I would say that in this immediate here and now, I would find politics a lot less appealing than I did then, because of this lack of civility. But we are a cyclical country; we didn't have much civility during the Civil War. Some of the names that President Lincoln was called by the Northern press, let alone by the Southern press, are incredible. We've used invective before in politics. Then we somehow find ourselves out of this craziness, and start treating each other as fellow citizens again. I think that cycle is beginning to turn. I think that some of the really shrill extreme voices in our political arena are beginning to be shut down. Some of them are losing, some of them are running out of voice, some of them are running out of money. Whatever it is, I think that we are going to be in for a more civil period in the future than we have seen these last few years. In any event, students and others can change it. I'm not a big pacifist and I'm not a turn-the-other-cheek person, but I've found that I can get most of the places I want to go by treating other people in a civilized manner, and that I can't out-shout most of the shouters and I certainly can't outfight most of the fighters. So civility is an end in itself. I found that having a reputation of being civil and being a nice guy is not a bad way to get to where I want to go. You don't have to give up your ambitions to do what you want to do, or to be what you want to be, simply by deciding you won't out-shout the next person to get there.
So how should students prepare, if they buy into your argument?

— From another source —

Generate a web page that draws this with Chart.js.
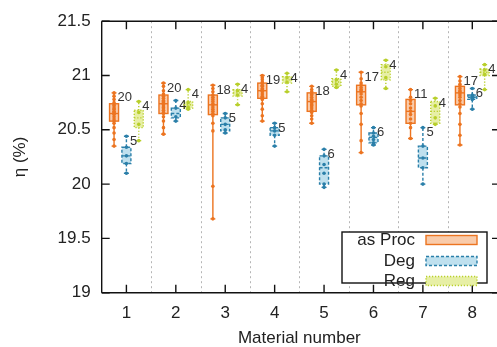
<!DOCTYPE html>
<html><head><meta charset="utf-8">
<script src="https://cdn.jsdelivr.net/npm/chart.js@4/dist/chart.umd.min.js"></script>
<style>html,body{margin:0;padding:0;background:#fff;overflow:hidden}</style>
</head><body>
<canvas id="c" width="497" height="347"></canvas>
<script>
// ---- data ----
const materials = [1, 2, 3, 4, 5, 6, 7, 8];
const seriesNames = ['as Proc', 'Deg', 'Reg'];
const yTicks = [19, 19.5, 20, 20.5, 21, 21.5];

const procMin = [20.35, 20.46, 19.68, 20.58, 20.56, 20.29, 20.42, 20.36];
const procQ1  = [20.58, 20.65, 20.64, 20.79, 20.67, 20.73, 20.56, 20.73];
const procMed = [20.65, 20.74, 20.73, 20.86, 20.76, 20.85, 20.67, 20.84];
const procQ3  = [20.74, 20.82, 20.82, 20.93, 20.84, 20.91, 20.78, 20.90];
const procMax = [20.84, 20.93, 20.91, 21.00, 20.90, 21.03, 20.87, 20.99];
const procN   = [20, 20, 18, 19, 18, 17, 11, 17];
const procPoints = [
  [20.84,20.81,20.78,20.75,20.73,20.72,20.70,20.69,20.67,20.66,20.65,20.64,20.62,20.60,20.58,20.56,20.52,20.47,20.41,20.35],
  [20.93,20.90,20.86,20.83,20.81,20.79,20.77,20.76,20.75,20.74,20.73,20.71,20.70,20.68,20.66,20.65,20.62,20.58,20.52,20.46],
  [20.91,20.88,20.85,20.82,20.80,20.78,20.76,20.74,20.73,20.71,20.69,20.67,20.65,20.63,20.56,20.49,19.98,19.68],
  [21.00,20.98,20.96,20.94,20.93,20.91,20.90,20.88,20.87,20.86,20.85,20.83,20.81,20.80,20.78,20.74,20.69,20.63,20.58],
  [20.90,20.87,20.85,20.83,20.82,20.80,20.78,20.77,20.76,20.75,20.73,20.72,20.70,20.68,20.66,20.63,20.60,20.56],
  [21.03,20.97,20.93,20.91,20.89,20.87,20.86,20.85,20.83,20.80,20.77,20.74,20.72,20.65,20.55,20.40,20.29],
  [20.87,20.80,20.77,20.74,20.70,20.67,20.64,20.60,20.56,20.52,20.42],
  [20.99,20.95,20.92,20.90,20.88,20.86,20.85,20.84,20.82,20.80,20.77,20.74,20.71,20.65,20.55,20.45,20.36]
];

const degMin = [20.10, 20.58, 20.47, 20.35, 19.97, 20.36, 20.00, 20.69];
const degQ1  = [20.19, 20.61, 20.49, 20.45, 20.00, 20.38, 20.15, 20.78];
const degMed = [20.26, 20.65, 20.55, 20.49, 20.15, 20.43, 20.24, 20.80];
const degQ3  = [20.34, 20.70, 20.61, 20.52, 20.26, 20.47, 20.35, 20.82];
const degMax = [20.44, 20.77, 20.65, 20.56, 20.32, 20.52, 20.52, 20.88];
const degN   = [5, 4, 5, 5, 6, 6, 5, 6];
const degPoints = [
  [20.44,20.34,20.26,20.19,20.10],
  [20.77,20.70,20.62,20.58],
  [20.65,20.61,20.55,20.50,20.47],
  [20.56,20.52,20.49,20.45,20.35],
  [20.32,20.26,20.18,20.10,20.00,19.97],
  [20.52,20.47,20.44,20.41,20.38,20.36],
  [20.52,20.35,20.24,20.15,20.00],
  [20.88,20.82,20.81,20.79,20.78,20.69]
];

const regMin = [20.40, 20.69, 20.73, 20.85, 20.89, 20.88, 20.55, 20.87];
const regQ1  = [20.52, 20.70, 20.81, 20.93, 20.90, 20.96, 20.56, 21.00];
const regMed = [20.61, 20.73, 20.84, 20.96, 20.94, 21.03, 20.67, 21.03];
const regQ3  = [20.68, 20.76, 20.87, 20.99, 20.97, 21.10, 20.76, 21.06];
const regMax = [20.76, 20.87, 20.92, 21.02, 21.05, 21.14, 20.79, 21.10];
const regN   = [4, 4, 4, 4, 4, 4, 4, 4];
const regPoints = [
  [20.76,20.66,20.55,20.40],
  [20.87,20.75,20.71,20.69],
  [20.92,20.86,20.82,20.73],
  [21.02,20.98,20.94,20.85],
  [21.05,20.96,20.92,20.89],
  [21.14,21.08,20.98,20.88],
  [20.79,20.72,20.61,20.55],
  [21.10,21.05,21.01,20.87]
];

// ---- styling ----
const stats = [
  {min: procMin, q1: procQ1, med: procMed, q3: procQ3, max: procMax, n: procN, pts: procPoints},
  {min: degMin,  q1: degQ1,  med: degMed,  q3: degQ3,  max: degMax,  n: degN,  pts: degPoints},
  {min: regMin,  q1: regQ1,  med: regMed,  q3: regQ3,  max: regMax,  n: regN,  pts: regPoints}
];
const offsets = [-0.25, 0, 0.25];
const colors = ['#ec7420', '#2a7fa9', '#b8cf2a'];
const fills = ['#f9cbaa', '#bfe0ee', '#e7efa6'];
const dashes = [[], [3, 2], [1.2, 1.8]];
const HALF = 4.5;
const TXT = '#222';
const FONT = "'Liberation Sans', Arial, sans-serif";

const boxPlugin = {
  id: 'boxes',
  beforeDatasetsDraw(chart) {
    const {ctx, chartArea: a, scales: {x, y}} = chart;
    ctx.save();
    ctx.strokeStyle = '#b5b5b5';
    ctx.lineWidth = 1;
    ctx.setLineDash([2, 3]);
    for (let i = 0; i < materials.length - 1; i++) {
      const px = Math.round(x.getPixelForValue((materials[i] + materials[i + 1]) / 2)) + 0.5;
      ctx.beginPath(); ctx.moveTo(px, a.top); ctx.lineTo(px, a.bottom); ctx.stroke();
    }
    stats.forEach((s, k) => {
      materials.forEach((m, i) => {
        const xc = x.getPixelForValue(m + offsets[k]);
        const yMin = y.getPixelForValue(s.min[i]), yMax = y.getPixelForValue(s.max[i]);
        const yQ1 = y.getPixelForValue(s.q1[i]), yQ3 = y.getPixelForValue(s.q3[i]);
        ctx.strokeStyle = colors[k];
        ctx.lineWidth = 1.4;
        ctx.setLineDash(dashes[k]);
        ctx.beginPath();
        ctx.moveTo(xc, yQ1); ctx.lineTo(xc, yMin);
        ctx.moveTo(xc, yQ3); ctx.lineTo(xc, yMax);
        ctx.stroke();
        ctx.setLineDash([]);
        ctx.beginPath();
        ctx.moveTo(xc - 2.5, yMin); ctx.lineTo(xc + 2.5, yMin);
        ctx.moveTo(xc - 2.5, yMax); ctx.lineTo(xc + 2.5, yMax);
        ctx.stroke();
        ctx.fillStyle = fills[k];
        ctx.fillRect(xc - HALF, yQ3, 2 * HALF, yQ1 - yQ3);
        ctx.setLineDash(dashes[k]);
        ctx.strokeRect(xc - HALF, yQ3, 2 * HALF, yQ1 - yQ3);
      });
    });
    ctx.restore();
  },
  afterDatasetsDraw(chart) {
    const {ctx, scales: {x, y}} = chart;
    ctx.save();
    stats.forEach((s, k) => {
      materials.forEach((m, i) => {
        const xc = x.getPixelForValue(m + offsets[k]);
        const yMed = y.getPixelForValue(s.med[i]);
        ctx.strokeStyle = colors[k];
        ctx.lineWidth = 1.4;
        ctx.setLineDash(dashes[k]);
        ctx.beginPath(); ctx.moveTo(xc - HALF, yMed); ctx.lineTo(xc + HALF, yMed); ctx.stroke();
        ctx.setLineDash([]);
        ctx.fillStyle = '#333';
        ctx.font = '13px ' + FONT;
        ctx.textAlign = 'left';
        ctx.textBaseline = 'middle';
        ctx.fillText(String(s.n[i]), xc + 3.5, y.getPixelForValue(s.max[i]) + 5);
      });
    });
    ctx.restore();
  },
  afterDraw(chart) {
    const {ctx, chartArea: a, scales: {x, y}} = chart;
    ctx.save();
    ctx.strokeStyle = '#111';
    ctx.lineWidth = 1.4;
    ctx.setLineDash([]);
    ctx.beginPath();
    ctx.moveTo(a.left, a.top); ctx.lineTo(a.right + 2, a.top);
    ctx.moveTo(a.left, a.top); ctx.lineTo(a.left, a.bottom);
    ctx.moveTo(a.left, a.bottom); ctx.lineTo(a.right + 2, a.bottom);
    ctx.stroke();
    const L = {x0: 342, y0: 232, x1: 487, y1: 283};
    ctx.fillStyle = '#fff';
    ctx.fillRect(L.x0, L.y0, L.x1 - L.x0, L.y1 - L.y0);
    ctx.strokeRect(L.x0, L.y0, L.x1 - L.x0, L.y1 - L.y0);
    ctx.beginPath();
    materials.forEach(m => {
      const px = x.getPixelForValue(m);
      ctx.moveTo(px, a.bottom); ctx.lineTo(px, a.bottom - 8);
      ctx.moveTo(px, a.top); ctx.lineTo(px, a.top + 8);
    });
    yTicks.forEach(v => {
      const py = y.getPixelForValue(v);
      ctx.moveTo(a.left, py); ctx.lineTo(a.left + 8, py);
      ctx.moveTo(a.right + 1, py); ctx.lineTo(a.right - 5, py);
    });
    ctx.stroke();
    const rows = [240, 261, 281];
    seriesNames.forEach((name, k) => {
      ctx.fillStyle = TXT;
      ctx.font = '17px ' + FONT;
      ctx.textAlign = 'right';
      ctx.textBaseline = 'middle';
      ctx.fillText(name, 415, rows[k]);
      ctx.fillStyle = fills[k];
      ctx.fillRect(426, rows[k] - 4.5, 51, 9);
      ctx.strokeStyle = colors[k];
      ctx.lineWidth = 1.4;
      ctx.setLineDash(dashes[k]);
      ctx.strokeRect(426, rows[k] - 4.5, 51, 9);
      ctx.setLineDash([]);
    });
    ctx.restore();
  }
};

const datasets = stats.map((s, k) => ({
  label: seriesNames[k],
  data: s.pts.flatMap((arr, i) => arr.map(v => ({x: materials[i] + offsets[k], y: v}))),
  pointRadius: 1.8,
  pointBackgroundColor: colors[k],
  pointBorderWidth: 0,
  showLine: false
}));

Chart.defaults.font.family = FONT;
new Chart(document.getElementById('c'), {
  type: 'scatter',
  data: {datasets},
  options: {
    responsive: false,
    animation: false,
    devicePixelRatio: 1,
    layout: {autoPadding: false, padding: {left: 0, top: 19, right: 0, bottom: 0}},
    plugins: {legend: {display: false}, tooltip: {enabled: false}},
    scales: {
      x: {
        type: 'linear', min: 0.5, max: 8.5,
        afterBuildTicks: s => { s.ticks = materials.map(v => ({value: v})); },
        afterFit: s => { s.height = 54.3; },
        grid: {display: false, drawTicks: false},
        border: {display: false},
        ticks: {color: TXT, font: {size: 17}, padding: 10, callback: v => String(v)},
        title: {display: true, text: 'Material number', color: TXT, font: {size: 17}, padding: {top: 4, bottom: -2}}
      },
      y: {
        min: 19, max: 21.5,
        afterBuildTicks: s => { s.ticks = yTicks.map(v => ({value: v})); },
        afterFit: s => { s.width = 101.7; },
        grid: {display: false, drawTicks: false},
        border: {display: false},
        ticks: {color: TXT, font: {size: 17}, padding: 11, callback: v => String(v)},
        title: {display: true, text: 'η (%)', color: TXT, font: {size: 17}, padding: {top: 10, bottom: 10}}
      }
    }
  },
  plugins: [boxPlugin]
});
</script>
</body></html>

What should they study? What experience would you advise as a prelude to politics?
I think they should study the institutions. Whatever particularly behooves them. I thought my choices made sense, and I still do. Law school is great way to prepare you for both the adversarial process and the civil process of negotiating and compromising that is called for in politics. But there are other institutions and institutional studies that are equally important. Political Science certainly. Reading about and learning about the historical events of these various government institutions and means of governance that we've used in the past, both federal, state, and local. Some of the most useful and interesting people I served with in the Congress and in the state legislature were people whose training had been in religious schools. Jesse Jackson is a very active, involved, effective political figure, and he's a product of the University of Chicago Divinity School.
If part of what they study is our conversation, and they had an opportunity to look at your distinguished career, what lessons might they draw from it?
I don't know what lessons. The one thing, a choice that you have to make relatively early in life is, "Do you perceive the earning of a lot of money, the accumulating of a lot of resources, as an end in itself?" If you do, then politics is not the way to go. Now, there are some people who have accumulated a lot of resources and have used those resources to influence public opinion. I'm thinking of people like George Soros and Ted Turner and Ross Perot. That is a way to get influence. I think it's the hardest way, and I find its interesting that Ross Perot has never been able to get himself elected dogcatcher, let alone to an office where he has a real forum. The only forum he has is the one he can buy. So I think that if that's the reason they made all that money, then they would have been better off trying to find their way directly into a politically career.
Early on, I think, people have to decide: "Do I want to be the richest person in my class, the richest person in my community?" Then eschew politics. Don't go into government. That's not where you are going to make money. I would hope that the public official's pay is commensurate with the minimum needs of the family, the need to educate children and so on. But even that's not guaranteed. Certainly, you will never get out of there with any money. But if you want to look back and say, "I had fun doing what I was doing. I wasn't grinding away all the time making rich people richer, or figuring out how many widgets I could make in an hour," then politics is a great way to go. I had a lot of fun in all these years.
Judge Mikva, thank you very much for joining us today and sharing these experiences and these reflections with us.
Well, thank you, I enjoyed being here.
Thank you very much for joining us for this Conversation with History.